Everything here is from my own hands-on session. The screenshots are real, the packet counts are real, and the mistakes I made along the way were very real too.

Why Daemonlogger?

Most people reach for Wireshark when they want to capture traffic. That's fine for short sessions, but Wireshark's live capture is heavy — GUI, real-time rendering, constant screen updates. Daemonlogger is the opposite: a lightweight, command-line tool that runs quietly in the background and writes everything to a .pcap file. No GUI, no overhead. You generate traffic, stop it when you're done, and then open the file in Wireshark to analyze at your own pace.

For anything resembling real-world passive monitoring, that's a much cleaner workflow.

Environment

OS: Kali Linux 2026.1 (Oracle VirtualBox)
Network Interface: eth0 — IP 10.0.2.15
Tools used: daemonlogger, iperf3, curl, ping, Firefox browser, wireshark

Step 1 — Install Daemonlogger

sudo apt-get install daemonlogger -y

After installation, run it with --help to confirm it's working and to review the available flags:

daemonlogger --help

The key flags you'll use most:

Flag	Purpose
`-i <intf>`	Capture from this network interface
`-l <path>`	Write log files to this directory
`-n <name>`	Set the output filename prefix
`-d`	Daemonize (run in background)

Step 2 — Identify Your Network Interface

Before starting any capture, confirm which interface is active and note its IP address.

ip link show
ifconfig

In my setup, eth0 was the active interface at 10.0.2.15. The loopback lo was also present but not useful for capturing external traffic.

Step 3 — Create Log Directory and Start Capture

Create the directory where Daemonlogger will save the .pcap file:

sudo mkdir /var/log/daemonlogger

Then start the capture:

sudo daemonlogger -i eth0 -l /var/log/daemonlogger/ -n capture

Once you see "sniffing on interface eth0" and the .pcap filename appear, Daemonlogger is running and capturing everything. Leave this terminal open and move on to generating traffic.

Step 4 — Generate Traffic

ICMP — Ping

ping google.com -c 50

The ping resolved google.com to 142.250.187.78 and sent 22 packets before I stopped it. Zero packet loss. The curl to testph.vulnweb.com on port 80 timed out with a connection error — that attempt still generated DNS + TCP SYN traffic worth capturing.

HTTP — curl

curl http://testph.vulnweb.com

Even a failed connection creates traffic. DNS resolution, TCP handshake attempts, and RST/timeout packets all end up in the capture file.

TCP Throughput — iperf3

Open two terminals. In the first, start the iperf3 server:

iperf3 -s

In the second, connect as a client:

iperf3 -c 127.0.0.1 -t 30

The iperf3 test pushed ~43–46 Gbits/sec over loopback for 30 seconds. This floods the capture with a burst of TCP segments that show up clearly later in the IO Graph.

Website Visits — Browser

With Daemonlogger still running, I opened Firefox inside the Kali VM and visited several sites — including an intentionally unencrypted HTTP site:

http://neverssl.com

NeverSSL is designed specifically for this — it never redirects to HTTPS, so the full HTTP request and response are visible in the capture as plain text.
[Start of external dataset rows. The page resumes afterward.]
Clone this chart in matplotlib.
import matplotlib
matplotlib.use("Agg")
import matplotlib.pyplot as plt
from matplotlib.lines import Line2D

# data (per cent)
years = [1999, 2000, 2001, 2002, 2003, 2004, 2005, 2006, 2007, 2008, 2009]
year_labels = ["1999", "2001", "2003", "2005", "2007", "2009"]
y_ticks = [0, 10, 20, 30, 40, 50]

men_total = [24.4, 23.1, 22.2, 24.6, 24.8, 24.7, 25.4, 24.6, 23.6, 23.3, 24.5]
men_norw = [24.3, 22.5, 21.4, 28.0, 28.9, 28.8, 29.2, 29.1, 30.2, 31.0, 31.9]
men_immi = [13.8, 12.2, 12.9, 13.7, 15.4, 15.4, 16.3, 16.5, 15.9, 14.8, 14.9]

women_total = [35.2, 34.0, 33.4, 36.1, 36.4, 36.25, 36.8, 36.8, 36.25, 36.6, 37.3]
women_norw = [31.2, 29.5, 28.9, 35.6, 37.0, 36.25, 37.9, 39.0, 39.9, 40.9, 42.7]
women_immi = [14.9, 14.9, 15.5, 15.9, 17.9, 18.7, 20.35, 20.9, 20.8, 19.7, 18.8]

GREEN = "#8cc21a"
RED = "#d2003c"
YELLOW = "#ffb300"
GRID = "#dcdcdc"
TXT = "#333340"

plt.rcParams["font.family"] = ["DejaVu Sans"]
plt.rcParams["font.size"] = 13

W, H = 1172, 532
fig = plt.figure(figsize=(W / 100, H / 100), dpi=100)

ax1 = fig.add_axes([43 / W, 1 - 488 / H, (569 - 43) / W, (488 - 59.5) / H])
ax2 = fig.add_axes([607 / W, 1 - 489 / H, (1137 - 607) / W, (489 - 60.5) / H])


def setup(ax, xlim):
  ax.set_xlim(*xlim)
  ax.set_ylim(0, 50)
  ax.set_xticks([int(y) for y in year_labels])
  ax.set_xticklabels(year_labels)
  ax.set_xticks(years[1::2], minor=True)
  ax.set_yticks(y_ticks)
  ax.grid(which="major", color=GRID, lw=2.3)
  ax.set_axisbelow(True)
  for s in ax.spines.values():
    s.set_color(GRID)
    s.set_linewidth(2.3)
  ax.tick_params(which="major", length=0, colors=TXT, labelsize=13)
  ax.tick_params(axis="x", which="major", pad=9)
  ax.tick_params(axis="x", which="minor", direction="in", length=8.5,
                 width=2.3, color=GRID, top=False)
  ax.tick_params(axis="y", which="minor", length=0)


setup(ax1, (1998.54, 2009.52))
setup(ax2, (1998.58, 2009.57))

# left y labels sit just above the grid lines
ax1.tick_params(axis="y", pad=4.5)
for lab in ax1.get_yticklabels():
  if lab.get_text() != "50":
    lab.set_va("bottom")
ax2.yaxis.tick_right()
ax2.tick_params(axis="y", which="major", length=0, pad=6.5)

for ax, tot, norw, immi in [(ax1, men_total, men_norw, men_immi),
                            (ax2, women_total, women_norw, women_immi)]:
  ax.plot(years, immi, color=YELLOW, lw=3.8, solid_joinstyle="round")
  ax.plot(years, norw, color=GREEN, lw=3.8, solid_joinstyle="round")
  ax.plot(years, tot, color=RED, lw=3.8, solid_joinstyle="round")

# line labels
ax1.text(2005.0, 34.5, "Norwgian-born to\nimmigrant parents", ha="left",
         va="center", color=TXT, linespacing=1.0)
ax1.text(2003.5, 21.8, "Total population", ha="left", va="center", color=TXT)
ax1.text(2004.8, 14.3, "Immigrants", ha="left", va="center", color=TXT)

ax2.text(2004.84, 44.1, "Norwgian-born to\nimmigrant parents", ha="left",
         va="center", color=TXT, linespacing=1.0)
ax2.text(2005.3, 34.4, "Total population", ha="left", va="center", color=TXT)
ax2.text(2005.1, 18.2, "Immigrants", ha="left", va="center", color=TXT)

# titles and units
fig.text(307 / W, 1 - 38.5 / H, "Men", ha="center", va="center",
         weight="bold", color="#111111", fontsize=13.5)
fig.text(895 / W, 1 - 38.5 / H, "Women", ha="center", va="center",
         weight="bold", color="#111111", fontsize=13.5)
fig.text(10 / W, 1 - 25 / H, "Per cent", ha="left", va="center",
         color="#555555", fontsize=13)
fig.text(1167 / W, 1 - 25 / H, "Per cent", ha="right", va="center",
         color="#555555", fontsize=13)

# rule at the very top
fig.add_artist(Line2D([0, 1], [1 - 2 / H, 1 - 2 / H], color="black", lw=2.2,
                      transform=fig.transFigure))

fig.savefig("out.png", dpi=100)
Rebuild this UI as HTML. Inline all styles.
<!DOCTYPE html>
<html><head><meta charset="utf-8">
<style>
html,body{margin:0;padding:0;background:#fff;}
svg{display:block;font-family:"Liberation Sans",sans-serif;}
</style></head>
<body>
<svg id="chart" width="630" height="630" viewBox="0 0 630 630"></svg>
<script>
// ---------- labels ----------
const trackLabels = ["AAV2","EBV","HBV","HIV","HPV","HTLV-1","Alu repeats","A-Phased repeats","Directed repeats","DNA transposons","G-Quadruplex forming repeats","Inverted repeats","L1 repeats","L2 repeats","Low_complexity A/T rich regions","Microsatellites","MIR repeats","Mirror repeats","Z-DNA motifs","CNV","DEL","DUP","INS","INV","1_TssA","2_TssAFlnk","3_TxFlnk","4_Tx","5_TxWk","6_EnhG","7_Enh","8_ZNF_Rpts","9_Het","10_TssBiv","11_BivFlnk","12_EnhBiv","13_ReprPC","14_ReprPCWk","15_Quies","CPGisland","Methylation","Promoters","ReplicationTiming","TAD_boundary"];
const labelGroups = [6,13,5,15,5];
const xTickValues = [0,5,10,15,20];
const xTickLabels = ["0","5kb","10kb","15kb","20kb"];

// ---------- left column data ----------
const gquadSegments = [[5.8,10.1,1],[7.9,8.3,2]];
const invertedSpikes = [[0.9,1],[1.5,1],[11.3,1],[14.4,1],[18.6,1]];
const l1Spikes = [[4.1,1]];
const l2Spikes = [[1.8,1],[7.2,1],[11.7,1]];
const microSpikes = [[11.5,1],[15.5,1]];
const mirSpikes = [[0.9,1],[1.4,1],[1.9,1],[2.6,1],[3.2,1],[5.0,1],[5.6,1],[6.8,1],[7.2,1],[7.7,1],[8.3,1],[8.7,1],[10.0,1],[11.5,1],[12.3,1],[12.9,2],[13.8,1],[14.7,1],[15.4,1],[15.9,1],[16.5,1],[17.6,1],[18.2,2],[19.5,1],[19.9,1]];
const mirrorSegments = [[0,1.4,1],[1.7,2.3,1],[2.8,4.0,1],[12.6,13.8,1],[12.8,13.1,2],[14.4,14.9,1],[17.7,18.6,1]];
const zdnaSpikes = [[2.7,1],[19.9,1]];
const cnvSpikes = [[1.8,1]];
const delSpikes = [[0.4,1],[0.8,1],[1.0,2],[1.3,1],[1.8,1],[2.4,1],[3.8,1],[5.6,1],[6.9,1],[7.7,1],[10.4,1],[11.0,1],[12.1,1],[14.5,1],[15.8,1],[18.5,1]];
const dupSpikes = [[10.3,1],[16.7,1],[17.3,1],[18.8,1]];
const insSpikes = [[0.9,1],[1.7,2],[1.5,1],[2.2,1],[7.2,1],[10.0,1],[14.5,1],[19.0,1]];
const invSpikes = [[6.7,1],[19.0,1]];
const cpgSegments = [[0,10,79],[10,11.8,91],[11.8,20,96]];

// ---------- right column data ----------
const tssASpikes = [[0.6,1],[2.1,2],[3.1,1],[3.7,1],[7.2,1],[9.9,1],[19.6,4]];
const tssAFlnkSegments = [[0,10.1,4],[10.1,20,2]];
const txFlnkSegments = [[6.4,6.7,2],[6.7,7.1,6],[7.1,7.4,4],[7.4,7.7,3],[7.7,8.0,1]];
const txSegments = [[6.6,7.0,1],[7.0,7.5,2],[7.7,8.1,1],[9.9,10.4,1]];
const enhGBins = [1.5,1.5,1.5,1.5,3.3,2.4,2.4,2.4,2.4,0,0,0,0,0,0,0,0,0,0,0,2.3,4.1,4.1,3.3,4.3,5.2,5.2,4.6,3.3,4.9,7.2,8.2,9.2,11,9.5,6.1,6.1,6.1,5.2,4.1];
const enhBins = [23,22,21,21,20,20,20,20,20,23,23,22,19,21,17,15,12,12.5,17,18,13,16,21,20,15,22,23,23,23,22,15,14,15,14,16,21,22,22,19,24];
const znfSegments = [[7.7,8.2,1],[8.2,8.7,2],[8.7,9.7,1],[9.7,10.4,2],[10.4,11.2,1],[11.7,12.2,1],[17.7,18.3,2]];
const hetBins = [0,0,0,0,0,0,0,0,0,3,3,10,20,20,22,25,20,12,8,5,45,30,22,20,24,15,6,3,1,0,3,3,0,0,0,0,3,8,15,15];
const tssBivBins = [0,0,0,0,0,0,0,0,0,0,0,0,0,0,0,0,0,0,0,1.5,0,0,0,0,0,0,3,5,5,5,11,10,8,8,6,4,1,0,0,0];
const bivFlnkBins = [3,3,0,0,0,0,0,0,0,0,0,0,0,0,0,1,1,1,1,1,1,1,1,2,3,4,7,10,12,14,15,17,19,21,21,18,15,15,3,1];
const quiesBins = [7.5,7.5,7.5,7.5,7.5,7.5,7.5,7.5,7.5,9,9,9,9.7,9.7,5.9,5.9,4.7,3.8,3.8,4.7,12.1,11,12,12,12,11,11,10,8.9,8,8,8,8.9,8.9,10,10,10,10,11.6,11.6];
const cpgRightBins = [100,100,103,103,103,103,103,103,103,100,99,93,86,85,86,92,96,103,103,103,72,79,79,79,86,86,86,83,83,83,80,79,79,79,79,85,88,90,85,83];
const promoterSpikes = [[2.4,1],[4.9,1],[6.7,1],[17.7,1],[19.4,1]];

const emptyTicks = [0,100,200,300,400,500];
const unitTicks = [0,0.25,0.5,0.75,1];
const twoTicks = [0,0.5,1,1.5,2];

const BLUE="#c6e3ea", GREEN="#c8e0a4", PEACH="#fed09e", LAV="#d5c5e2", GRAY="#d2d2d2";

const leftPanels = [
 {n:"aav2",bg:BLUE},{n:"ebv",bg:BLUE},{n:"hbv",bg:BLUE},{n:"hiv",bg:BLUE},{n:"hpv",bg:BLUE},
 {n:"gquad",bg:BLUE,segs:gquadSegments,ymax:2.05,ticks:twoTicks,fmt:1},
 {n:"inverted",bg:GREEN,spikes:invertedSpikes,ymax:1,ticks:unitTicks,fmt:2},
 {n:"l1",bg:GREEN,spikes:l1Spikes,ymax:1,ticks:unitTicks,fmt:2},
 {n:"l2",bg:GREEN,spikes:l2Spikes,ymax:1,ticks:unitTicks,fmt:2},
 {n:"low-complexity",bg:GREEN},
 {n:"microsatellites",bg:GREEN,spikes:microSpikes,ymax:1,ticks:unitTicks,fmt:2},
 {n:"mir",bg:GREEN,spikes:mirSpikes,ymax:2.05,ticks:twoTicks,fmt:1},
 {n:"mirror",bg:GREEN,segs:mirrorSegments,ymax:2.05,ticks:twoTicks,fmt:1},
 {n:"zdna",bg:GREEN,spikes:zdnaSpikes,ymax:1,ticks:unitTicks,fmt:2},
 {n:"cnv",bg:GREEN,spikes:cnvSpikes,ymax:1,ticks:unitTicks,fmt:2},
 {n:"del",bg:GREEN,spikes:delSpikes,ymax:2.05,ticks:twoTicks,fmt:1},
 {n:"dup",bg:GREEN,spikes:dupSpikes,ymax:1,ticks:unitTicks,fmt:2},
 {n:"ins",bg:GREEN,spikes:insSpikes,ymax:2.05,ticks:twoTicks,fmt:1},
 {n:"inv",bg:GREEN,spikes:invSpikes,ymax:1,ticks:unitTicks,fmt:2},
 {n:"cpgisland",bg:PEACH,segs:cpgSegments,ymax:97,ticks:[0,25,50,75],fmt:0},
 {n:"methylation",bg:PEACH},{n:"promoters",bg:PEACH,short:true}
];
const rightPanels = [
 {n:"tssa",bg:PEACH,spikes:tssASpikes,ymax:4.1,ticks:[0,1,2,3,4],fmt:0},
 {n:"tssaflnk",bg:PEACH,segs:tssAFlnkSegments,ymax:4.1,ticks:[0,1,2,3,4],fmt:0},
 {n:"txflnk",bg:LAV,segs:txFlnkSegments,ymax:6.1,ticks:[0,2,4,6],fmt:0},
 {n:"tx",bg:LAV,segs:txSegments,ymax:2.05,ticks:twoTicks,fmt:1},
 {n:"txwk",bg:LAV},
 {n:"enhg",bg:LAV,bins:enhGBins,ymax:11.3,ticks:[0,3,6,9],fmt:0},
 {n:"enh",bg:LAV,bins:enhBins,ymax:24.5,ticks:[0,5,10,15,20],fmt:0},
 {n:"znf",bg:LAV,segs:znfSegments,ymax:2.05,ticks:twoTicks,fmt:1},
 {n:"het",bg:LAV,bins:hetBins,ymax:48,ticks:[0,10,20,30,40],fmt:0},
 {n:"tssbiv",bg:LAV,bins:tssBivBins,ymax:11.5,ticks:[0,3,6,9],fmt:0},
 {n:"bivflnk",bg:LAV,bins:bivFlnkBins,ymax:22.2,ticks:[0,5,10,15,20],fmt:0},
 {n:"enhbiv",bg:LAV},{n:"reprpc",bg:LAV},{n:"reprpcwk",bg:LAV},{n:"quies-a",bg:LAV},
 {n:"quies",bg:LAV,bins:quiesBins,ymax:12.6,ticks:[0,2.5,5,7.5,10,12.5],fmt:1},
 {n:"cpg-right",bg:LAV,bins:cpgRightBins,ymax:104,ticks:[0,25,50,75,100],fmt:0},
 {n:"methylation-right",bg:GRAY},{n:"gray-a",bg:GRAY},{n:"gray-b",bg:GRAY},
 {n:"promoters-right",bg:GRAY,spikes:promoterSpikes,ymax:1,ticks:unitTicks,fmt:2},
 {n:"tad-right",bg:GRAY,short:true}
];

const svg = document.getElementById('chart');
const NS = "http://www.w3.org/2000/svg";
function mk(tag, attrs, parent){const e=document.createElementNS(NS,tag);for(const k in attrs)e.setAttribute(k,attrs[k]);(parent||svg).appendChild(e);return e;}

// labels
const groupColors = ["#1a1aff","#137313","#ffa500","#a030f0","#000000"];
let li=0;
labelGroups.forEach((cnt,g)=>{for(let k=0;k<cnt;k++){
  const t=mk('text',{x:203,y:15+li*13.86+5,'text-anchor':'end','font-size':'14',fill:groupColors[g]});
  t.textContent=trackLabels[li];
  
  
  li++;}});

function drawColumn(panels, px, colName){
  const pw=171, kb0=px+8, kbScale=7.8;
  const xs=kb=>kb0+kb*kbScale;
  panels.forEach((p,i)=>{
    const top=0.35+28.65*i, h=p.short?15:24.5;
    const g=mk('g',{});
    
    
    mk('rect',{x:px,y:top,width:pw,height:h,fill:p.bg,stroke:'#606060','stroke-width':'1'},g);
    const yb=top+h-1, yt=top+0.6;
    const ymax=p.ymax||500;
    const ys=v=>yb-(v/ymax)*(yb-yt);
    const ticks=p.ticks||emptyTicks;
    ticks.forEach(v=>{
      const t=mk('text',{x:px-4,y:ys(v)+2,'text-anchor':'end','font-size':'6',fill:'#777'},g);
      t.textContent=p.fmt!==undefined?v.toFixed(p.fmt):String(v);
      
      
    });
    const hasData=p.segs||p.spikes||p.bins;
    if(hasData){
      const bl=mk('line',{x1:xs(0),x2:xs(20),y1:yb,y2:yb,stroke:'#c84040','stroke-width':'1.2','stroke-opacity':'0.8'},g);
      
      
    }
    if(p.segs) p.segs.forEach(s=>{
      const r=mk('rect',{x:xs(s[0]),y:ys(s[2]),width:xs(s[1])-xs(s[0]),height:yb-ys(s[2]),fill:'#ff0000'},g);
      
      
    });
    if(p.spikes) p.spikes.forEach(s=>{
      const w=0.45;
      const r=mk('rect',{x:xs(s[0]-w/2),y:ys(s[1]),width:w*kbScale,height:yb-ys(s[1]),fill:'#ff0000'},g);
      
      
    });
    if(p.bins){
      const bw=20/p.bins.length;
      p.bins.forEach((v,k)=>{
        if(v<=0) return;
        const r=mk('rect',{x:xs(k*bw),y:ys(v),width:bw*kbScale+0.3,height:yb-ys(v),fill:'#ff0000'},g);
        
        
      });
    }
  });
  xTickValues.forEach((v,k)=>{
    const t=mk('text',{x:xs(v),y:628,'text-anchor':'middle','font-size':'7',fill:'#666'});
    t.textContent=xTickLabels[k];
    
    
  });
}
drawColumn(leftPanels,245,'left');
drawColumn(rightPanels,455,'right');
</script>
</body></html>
Step 5 — Stop Capture and Check the File

Stop Daemonlogger with:

sudo pkill daemonlogger

Then check what was saved:

ls -lh /var/log/daemonlogger/

Result: 13,439 packets captured in a 9.6 MB file. Zero drops — the system kept up with every single packet.

Step 6 — Install Wireshark and Open the File

sudo apt-get install wireshark -y
wireshark /var/log/daemonlogger/capture*.pcap

Wireshark loaded the full 13,439-packet capture without any issues.

Step 7 — Wireshark Analysis

HTTP Traffic

Display filter:

http

HTTP packet count: 25 (0.2% of total capture)

HTTPS Traffic

Display filter:

ssl || tls

HTTPS packet count: 1,833 (13.6% of total capture)

TCP Traffic

Display filter:

tcp

TCP packet count: 11,739 (87.4% of total capture)

This makes sense — HTTP, HTTPS, and iperf3 all run over TCP. Filtering tcp captures all of them plus the raw handshakes and teardowns.

Top Conversations

Navigate to: Statistics → Conversations → TCP tab

The machine at 10.0.2.15 was the top talker — all outbound traffic originated here. Top destinations:

Source IP	Destination IP	Port
10.0.2.15	34.107.243.93	443
10.0.2.15	34.223.124.45	80
10.0.2.15	34.223.124.45	443
10.0.2.15	44.228.249.3	443

Top Protocols by Usage

Navigate to: Statistics → Protocol Hierarchy

Protocol	% of Packets
TCP	100%
HTTP	8.7%
OCSP	8.7%
ICMP	present in unfiltered view

IO Graph

Navigate to: Statistics → I/O Graph

The IO graph tells the timing story of the entire session:

Spike at ~250s — the 30-second iperf3 burst pushing thousands of TCP segments per second
Quiet baseline — background HTTPS traffic from browser activity
Late spike near ~1000s — the NeverSSL and other website browsing sessions generating another burst

Capturing Login Credentials over HTTP

For any site using plain HTTP (no TLS), Wireshark can show form submissions in full. Apply this filter to find POST requests:

http.request.method == "POST"

Then right-click any matching packet → Follow → HTTP Stream to read the complete request body, including any username and password fields submitted through an HTML form.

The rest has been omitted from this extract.